From their very first introduction, Beech and Pottle found common ground, discovering shared friends and a love of music. Soon, they were inseparable — studying, cooking and exploring the Richmond community together. Beech even had the chance to introduce Pottle to the American prom experience at a VCU Globe end-of-year celebration.

“We were one of the only couples that took the dress code pretty seriously,” Beech recalled. “We both looked pretty dressed up. … I remember, he came to pick me up so that we could walk down together, and … I saw him in a crisp button-up white shirt and suspenders and a bow tie, and I was like, ‘Oh my God, he’s so cute.’”

Following his year at VCU, Pottle went back to England, where he graduated with his bachelor’s degree in mathematics and statistics in 2019. He is currently living in London as he pursues his Ph.D. in positioning, navigation and timing, while Beech, who earned her master’s degree from Georgetown University’s Edmund A. Walsh School of Foreign Service in 2022, teaches in Washington, D.C.

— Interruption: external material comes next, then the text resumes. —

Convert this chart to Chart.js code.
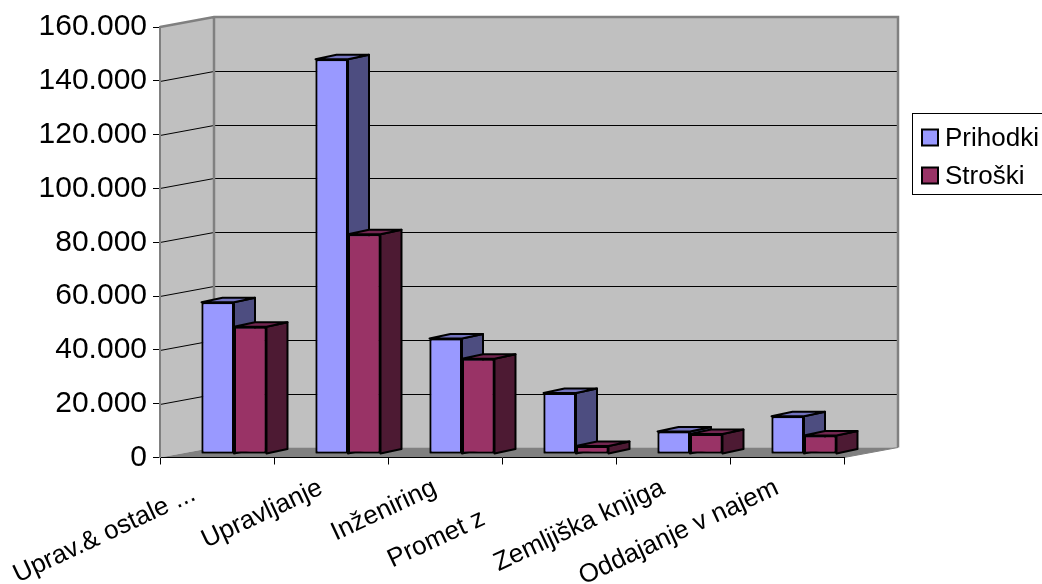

“It was an adjustment,” Beech said of the long-distance relationship they have navigated since their year together at VCU. “There are some days where it’s really hard because there are some things you just want to do with your partner. … The quiet moments are what I miss the most about being with him, and just having him with me. So it’s definitely hard, but you wouldn’t do it for someone who you didn’t think was worth it.”

And after almost a decade together, they are looking forward to the years ahead – all framed by a love-at-first-sight meeting at VCU.

“When we finally are properly with each other, I think it’ll just feel like coming home,” Beech said.